**Exercise directions**
Check each line of the entries below for the string "with"; copy every line where it appears.

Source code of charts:
- - - - -

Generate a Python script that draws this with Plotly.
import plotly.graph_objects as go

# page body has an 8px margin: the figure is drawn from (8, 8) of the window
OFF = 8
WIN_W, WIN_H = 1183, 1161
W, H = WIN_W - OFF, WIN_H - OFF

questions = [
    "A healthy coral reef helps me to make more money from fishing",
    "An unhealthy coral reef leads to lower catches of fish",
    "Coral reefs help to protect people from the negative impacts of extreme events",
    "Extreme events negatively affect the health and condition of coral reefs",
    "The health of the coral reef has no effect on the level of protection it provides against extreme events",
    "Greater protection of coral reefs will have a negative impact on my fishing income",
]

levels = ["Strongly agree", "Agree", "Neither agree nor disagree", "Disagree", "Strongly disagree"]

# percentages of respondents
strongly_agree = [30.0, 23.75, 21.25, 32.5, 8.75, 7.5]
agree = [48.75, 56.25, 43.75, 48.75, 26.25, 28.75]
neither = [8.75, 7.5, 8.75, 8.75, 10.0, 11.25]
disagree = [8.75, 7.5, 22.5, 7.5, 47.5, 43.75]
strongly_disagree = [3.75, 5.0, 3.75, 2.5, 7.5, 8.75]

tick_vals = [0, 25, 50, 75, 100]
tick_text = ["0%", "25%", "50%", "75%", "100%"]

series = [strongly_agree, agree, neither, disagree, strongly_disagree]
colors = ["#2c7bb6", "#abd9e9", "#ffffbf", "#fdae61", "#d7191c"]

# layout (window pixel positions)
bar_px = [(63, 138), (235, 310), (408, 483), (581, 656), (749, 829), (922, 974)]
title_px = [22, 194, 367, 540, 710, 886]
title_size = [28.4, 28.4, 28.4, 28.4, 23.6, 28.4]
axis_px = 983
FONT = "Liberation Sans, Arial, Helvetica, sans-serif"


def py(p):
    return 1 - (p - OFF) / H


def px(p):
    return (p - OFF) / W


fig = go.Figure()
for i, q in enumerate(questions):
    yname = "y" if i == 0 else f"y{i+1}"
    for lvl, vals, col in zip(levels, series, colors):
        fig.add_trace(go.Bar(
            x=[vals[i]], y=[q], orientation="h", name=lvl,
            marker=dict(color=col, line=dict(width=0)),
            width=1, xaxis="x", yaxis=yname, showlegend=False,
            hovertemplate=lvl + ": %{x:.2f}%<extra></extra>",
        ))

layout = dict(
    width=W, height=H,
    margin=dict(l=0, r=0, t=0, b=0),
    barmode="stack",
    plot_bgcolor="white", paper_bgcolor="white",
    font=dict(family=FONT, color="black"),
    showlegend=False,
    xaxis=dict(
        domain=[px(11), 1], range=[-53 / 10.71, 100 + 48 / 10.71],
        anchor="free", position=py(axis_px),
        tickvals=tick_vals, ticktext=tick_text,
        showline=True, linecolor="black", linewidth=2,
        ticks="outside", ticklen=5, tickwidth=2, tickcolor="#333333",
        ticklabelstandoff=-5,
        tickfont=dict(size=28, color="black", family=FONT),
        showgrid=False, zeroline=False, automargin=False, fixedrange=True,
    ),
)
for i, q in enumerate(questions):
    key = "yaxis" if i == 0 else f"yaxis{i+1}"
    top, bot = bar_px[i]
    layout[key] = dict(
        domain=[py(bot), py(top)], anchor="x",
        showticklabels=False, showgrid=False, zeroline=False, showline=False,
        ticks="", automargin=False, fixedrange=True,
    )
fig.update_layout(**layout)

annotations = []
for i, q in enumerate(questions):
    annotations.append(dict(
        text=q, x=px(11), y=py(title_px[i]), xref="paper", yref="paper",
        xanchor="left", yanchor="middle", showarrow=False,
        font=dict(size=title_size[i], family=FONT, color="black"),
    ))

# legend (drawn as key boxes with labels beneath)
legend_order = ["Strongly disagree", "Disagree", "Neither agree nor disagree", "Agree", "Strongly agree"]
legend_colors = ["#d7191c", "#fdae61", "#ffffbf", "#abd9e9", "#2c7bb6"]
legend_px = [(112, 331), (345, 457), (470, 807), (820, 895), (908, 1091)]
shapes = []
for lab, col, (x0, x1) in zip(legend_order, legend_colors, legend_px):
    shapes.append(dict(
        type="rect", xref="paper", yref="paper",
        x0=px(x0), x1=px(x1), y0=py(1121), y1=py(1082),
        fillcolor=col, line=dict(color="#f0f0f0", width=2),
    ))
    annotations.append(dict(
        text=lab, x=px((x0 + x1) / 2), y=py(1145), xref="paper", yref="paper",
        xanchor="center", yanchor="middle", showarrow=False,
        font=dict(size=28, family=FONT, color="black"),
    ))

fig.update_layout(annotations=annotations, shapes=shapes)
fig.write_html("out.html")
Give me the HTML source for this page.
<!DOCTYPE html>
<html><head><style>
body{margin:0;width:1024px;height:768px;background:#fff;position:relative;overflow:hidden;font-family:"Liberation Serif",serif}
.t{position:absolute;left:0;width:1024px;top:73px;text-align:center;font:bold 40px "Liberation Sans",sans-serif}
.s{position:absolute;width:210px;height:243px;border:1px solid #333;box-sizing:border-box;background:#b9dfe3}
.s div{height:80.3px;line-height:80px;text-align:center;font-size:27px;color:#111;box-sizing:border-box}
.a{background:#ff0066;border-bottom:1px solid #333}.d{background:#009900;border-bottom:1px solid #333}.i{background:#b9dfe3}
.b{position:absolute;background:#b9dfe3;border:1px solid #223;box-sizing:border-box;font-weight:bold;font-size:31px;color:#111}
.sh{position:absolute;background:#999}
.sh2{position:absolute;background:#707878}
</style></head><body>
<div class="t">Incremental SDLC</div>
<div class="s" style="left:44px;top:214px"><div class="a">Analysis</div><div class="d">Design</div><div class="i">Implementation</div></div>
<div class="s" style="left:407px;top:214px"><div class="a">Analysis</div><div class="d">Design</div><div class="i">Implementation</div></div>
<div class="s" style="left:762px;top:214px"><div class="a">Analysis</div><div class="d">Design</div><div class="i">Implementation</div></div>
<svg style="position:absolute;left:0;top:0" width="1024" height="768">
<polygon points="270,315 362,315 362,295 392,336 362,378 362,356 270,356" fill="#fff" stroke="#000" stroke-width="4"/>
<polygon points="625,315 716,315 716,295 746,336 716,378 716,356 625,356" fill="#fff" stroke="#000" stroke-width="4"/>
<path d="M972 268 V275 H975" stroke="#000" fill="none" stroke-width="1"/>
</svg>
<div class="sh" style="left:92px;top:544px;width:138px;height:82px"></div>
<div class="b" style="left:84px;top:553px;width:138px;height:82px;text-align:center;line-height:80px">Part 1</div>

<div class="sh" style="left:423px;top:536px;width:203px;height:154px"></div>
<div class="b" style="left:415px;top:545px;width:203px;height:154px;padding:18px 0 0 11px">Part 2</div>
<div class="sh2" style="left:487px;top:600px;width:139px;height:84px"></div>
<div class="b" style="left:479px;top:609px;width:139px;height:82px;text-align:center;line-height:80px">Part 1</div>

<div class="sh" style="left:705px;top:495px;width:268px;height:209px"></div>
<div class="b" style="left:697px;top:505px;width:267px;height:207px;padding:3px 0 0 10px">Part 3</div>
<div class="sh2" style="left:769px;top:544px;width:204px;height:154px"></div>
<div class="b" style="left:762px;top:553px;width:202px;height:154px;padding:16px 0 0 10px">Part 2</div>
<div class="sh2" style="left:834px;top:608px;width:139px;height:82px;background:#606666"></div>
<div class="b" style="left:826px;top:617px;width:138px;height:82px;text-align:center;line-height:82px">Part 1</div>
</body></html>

- - - - -

**Complete output**
Generate a Python script that draws this with Plotly.
# legend (drawn as key boxes with labels beneath)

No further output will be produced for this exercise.